Sin perdón y sin Clint Eastwood
Sólo los gallardos saben pedir disculpas. Hacerlo a tiempo y con honestidad, con arrepentimiento verdadero y firme propósito de enmienda, ya sea en público o en la intimidad, requiere valor de fondo, respeto al otro, gallardía. Hace falta coraje del bueno para aceptar la humillación de ese momento, convertirla en sencillez y desarmarse para que el ofendido te acepte de nuevo. Hasta puede que ese gesto mejore al ofensor ante sus ojos. El cuajo de reconocer los propios errores: he ahí una prueba por la que todo hombre y toda mujer pasamos en algún tramo de nuestras vidas, y de cómo la resolvamos dependen muchos sentimientos, para empezar nuestra autoestima, sin la que a algunos nos resulta tan difícil seguir adelante.
Por el contrario, las excusas suenan a mendrugos mojados en el pico de los gallináceos comprobados. Sí, los 'clocloqueros': esos productos gaseosos que alardean de éxitos, que escapan por las gateras arrastrando la falsa cola de pavo real con que el poder ha coronado sus mediocres existencias, y que sonríen bobamente cuando sus aduladores les aplauden, creyendo que el batir de palmas –otra cosa sería un batir de huevos, pero prudentemente me abstengo de desarrollar esta idea– les convierte en el agujero del queque, el último pozo en el desierto y el asombro de sus contemporáneos.

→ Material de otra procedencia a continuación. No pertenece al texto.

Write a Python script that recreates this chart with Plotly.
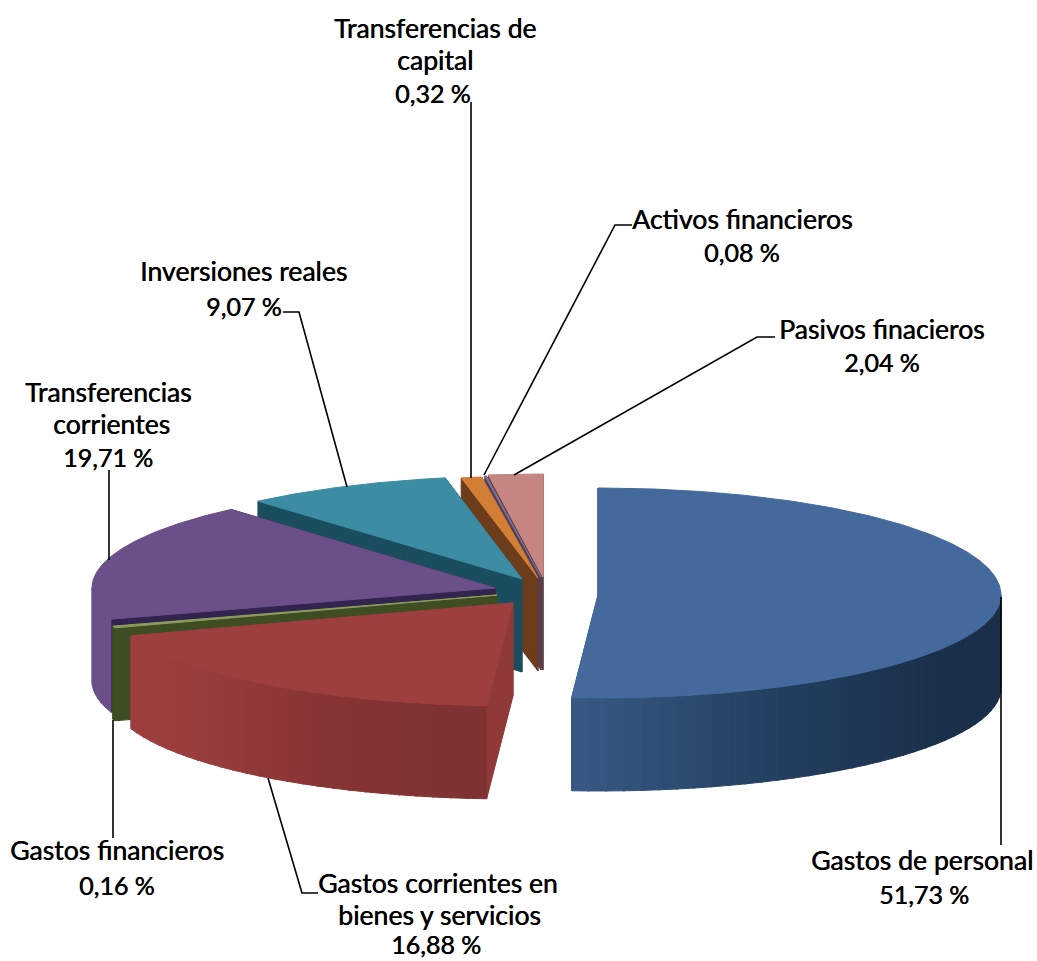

En realidad, Rajoy, que es el personaje al que me estoy refiriendo, con sutil evidencia, tiene razón en lo último. No sólo los europeos nos contemplan, perplejos y boquiabiertos. El orbe entero no puede creer que hayamos sido capaces de soportarle un retroceso que, en tan pocos años, nos ha situado en el vagón de cola, ha excluido a cientos de miles de ciudadanos de cualquier posibilidad de levantar cabeza, y ha hipotecado el futuro de los jóvenes y abandonado en la miseria a un tercio de nuestros niños.
Únicamente por esto último, acreditado precisamente este martes con datos y mucho dolor desde Cáritas y Unicef, el jefe de Gobierno tendría que haberse puesto a caminar de rodillas sobre su propia obra para acabar de cura –o de monja, a mí me da igual– en el Valle de los Caídos. No lo hizo. Se disculpó ateniéndose al ejemplo del anterior Rey, quien por cierto nos ofreció pucherines y carantoñas, y prometió, bien es cierto porque ya no tenía más remedio, que no volvería a hacerlo. Éste ni siquiera tiene un plan B, como no sea seguir haciendo de Comendador, en la patética versión del Tenorio con imputados que nos toca vivir.
Y ahí sigue, escupiendo herencia recibida, sin darse cuenta de que lo que vemos los españoles es la mala sangre de la derecha más rancia de este país, acabando con cualquier avance. Es su propio legado el que más apesta.
Pasará a la historia como el más patético –y éste sí que es un récord– de los presidentes de la democracia. Habrá hundido el país y se le romperá España por más costuras de las que él mismo piensa.
Vamos a beber tanto cava por él como por Franco.